Another point of contention is the date of FARC disarmament. An exasperated President Santos demanded Monday the FARC finally choose a date after which its member would have a window in which to hand over their weapons. “The government demands a fixed, precise, clear date for the disarmament process to end,” Santos said, adding that “under no conditions may they date remain open-ended.”

Colombian newspaper El Tiempo cites sources within the FARC as stating the group would present a deadline shortly, though no official date has been set.

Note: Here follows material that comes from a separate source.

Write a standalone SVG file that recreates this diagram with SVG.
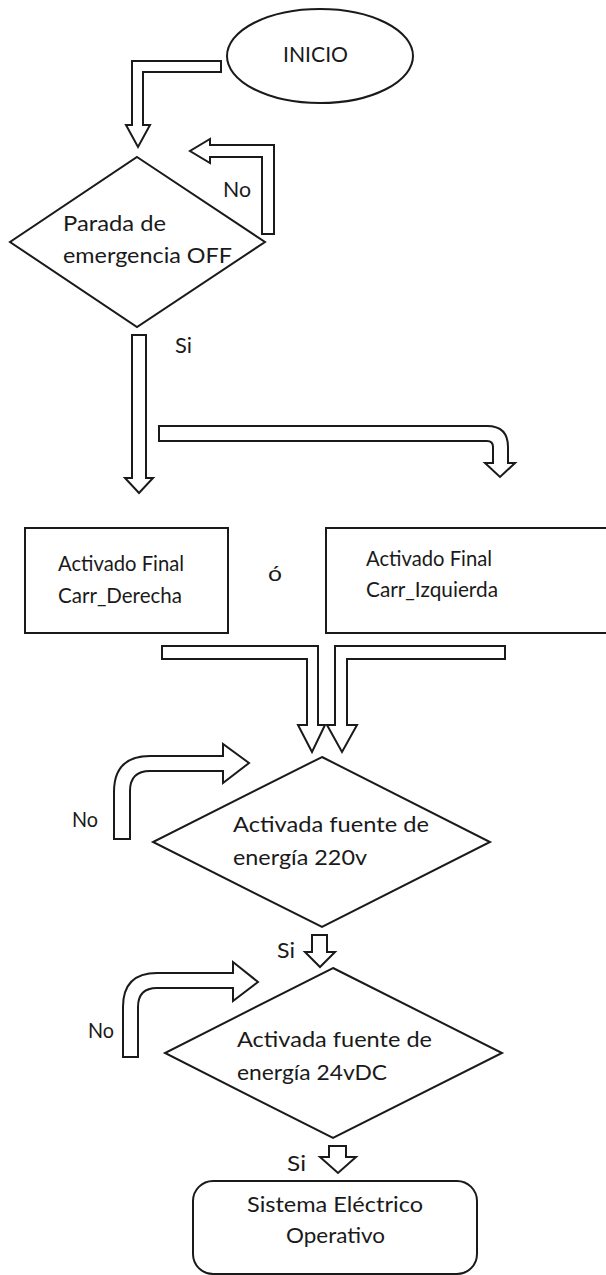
<svg xmlns="http://www.w3.org/2000/svg" width="606" height="1275" viewBox="0 0 606 1275">
  <style>
    .shape { fill: #ffffff; stroke: #1a1a1a; stroke-width: 2; stroke-linejoin: miter; }
    .arrow { fill: #ffffff; stroke: #1a1a1a; stroke-width: 2; stroke-linejoin: miter; }
    .label { font-family: Lato, "Open Sans", "Liberation Sans", sans-serif; font-size: 21px; fill: #1a1a1a; }
  </style>
  <rect width="606" height="1275" fill="#ffffff"/>

  <!-- block arrows -->
  <g id="connectors">
    <path class="arrow" d="M221,61 L132,61 L132,125 L126,125 L138,147 L150,125 L143,125 L143,72 L221,72 Z"/>
    <path class="arrow" d="M262,234 L262,157 L210,157 L210,163 L190,151 L210,139 L210,145 L274,145 L274,234 Z"/>
    <path class="arrow" d="M132,335 L146,335 L146,478 L153,478 L139,493 L125,478 L132,478 Z"/>
    <path class="arrow" d="M159,426 L487,426 Q508,426 508,447 L508,463 L515,463 L500,477 L485,463 L493,463 L493,447 Q493,441 487,441 L159,441 Z"/>
    <path class="arrow" d="M162,646 L318,646 L318,725 L325,725 L312,752 L298,725 L307,725 L307,659 L162,659 Z"/>
    <path class="arrow" d="M505,646 L335,646 L335,725 L327,725 L342,752 L357,725 L347,725 L347,659 L505,659 Z"/>
    <path class="arrow" d="M114,839 L114,792 Q114,756 150,756 L223,756 L223,744 L249,763 L223,783 L223,771 L150,771 Q130,771 130,791 L130,839 Z"/>
    <path class="arrow" d="M312,935 L327,935 L327,952 L335,952 L320,967 L305,952 L312,952 Z"/>
    <path class="arrow" d="M123,1057 L123,1007 Q123,973 157,973 L233,973 L233,962 L258,982 L233,1001 L233,988 L157,988 Q138,988 138,1007 L138,1057 Z"/>
    <path class="arrow" d="M329,1146 L346,1146 L346,1157 L356,1157 L338,1173 L320,1157 L329,1157 Z"/>
    <text class="label" x="223" y="197" textLength="28" lengthAdjust="spacingAndGlyphs">No</text>
    <text class="label" x="175" y="353" textLength="17" lengthAdjust="spacingAndGlyphs">Si</text>
    <text class="label" x="72" y="827" textLength="26" lengthAdjust="spacingAndGlyphs">No</text>
    <text class="label" x="277" y="958" textLength="18" lengthAdjust="spacingAndGlyphs">Si</text>
    <text class="label" x="88" y="1038" textLength="26" lengthAdjust="spacingAndGlyphs">No</text>
    <text class="label" x="287" y="1171" textLength="19" lengthAdjust="spacingAndGlyphs">Si</text>
  </g>

  <g id="inicio">
    <ellipse class="shape" cx="320" cy="56" rx="93" ry="47"/>
    <text class="label" x="283" y="62" textLength="65" lengthAdjust="spacingAndGlyphs">INICIO</text>
  </g>

  <g id="parada-emergencia">
    <polygon class="shape" points="137,157 265,242 137,327 10,242"/>
    <text class="label" x="63" y="231" textLength="103" lengthAdjust="spacingAndGlyphs">Parada de</text>
    <text class="label" x="63" y="263" textLength="169" lengthAdjust="spacingAndGlyphs">emergencia OFF</text>
  </g>

  <g id="final-derecha">
    <rect class="shape" x="25" y="528" width="203" height="105"/>
    <text class="label" x="58" y="571" textLength="126" lengthAdjust="spacingAndGlyphs">Activado Final</text>
    <text class="label" x="58" y="603" textLength="124" lengthAdjust="spacingAndGlyphs">Carr_Derecha</text>
  </g>

  <g id="o-separador">
    <text class="label" x="268" y="581" textLength="14" lengthAdjust="spacingAndGlyphs">ó</text>
  </g>

  <g id="final-izquierda">
    <rect class="shape" x="326" y="528" width="300" height="105"/>
    <text class="label" x="366" y="566" textLength="126" lengthAdjust="spacingAndGlyphs">Activado Final</text>
    <text class="label" x="366" y="597" textLength="132" lengthAdjust="spacingAndGlyphs">Carr_Izquierda</text>
  </g>

  <g id="fuente-220v">
    <polygon class="shape" points="322,757 490,842 322,927 153,842"/>
    <text class="label" x="233" y="832" textLength="196" lengthAdjust="spacingAndGlyphs">Activada fuente de</text>
    <text class="label" x="233" y="865" textLength="134" lengthAdjust="spacingAndGlyphs">energía 220v</text>
  </g>

  <g id="fuente-24vdc">
    <polygon class="shape" points="333,968 502,1053 333,1138 165,1053"/>
    <text class="label" x="237" y="1047" textLength="195" lengthAdjust="spacingAndGlyphs">Activada fuente de</text>
    <text class="label" x="237" y="1080" textLength="150" lengthAdjust="spacingAndGlyphs">energía 24vDC</text>
  </g>

  <g id="sistema-operativo">
    <rect class="shape" x="193" y="1181" width="284" height="93" rx="20" ry="20"/>
    <text class="label" x="247" y="1212" textLength="176" lengthAdjust="spacingAndGlyphs">Sistema Eléctrico</text>
    <text class="label" x="286" y="1243" textLength="99" lengthAdjust="spacingAndGlyphs">Operativo</text>
  </g>
</svg>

Colombian officials hope to put the completed peace deal up for a national vote, something the FARC has openly opposed. They have reason for concern: studies show most Colombians are uncomfortable with the return of seasoned FARC terrorists to civilian life, becoming their neighbors and living close to their children. Santos’s approval rating has suffered significantly due to the deal; his current nationwide approval rating stands at 13 percent, with only 9 percent of Colombians aged 18 to 24 approving of the job he is doing. Only 21 percent of Colombians support the continuation of the peace process.

The only major support the process has received has been from Cuban dictator Raúl Castro, who inserted himself into the signing of an agreement to agree on a deal in September, and the Obama administration. During his visit to Cuba last week, Secretary of State John Kerry met with an assortment of FARC terrorists, later issuing a statement encouraging Colombians to support the process.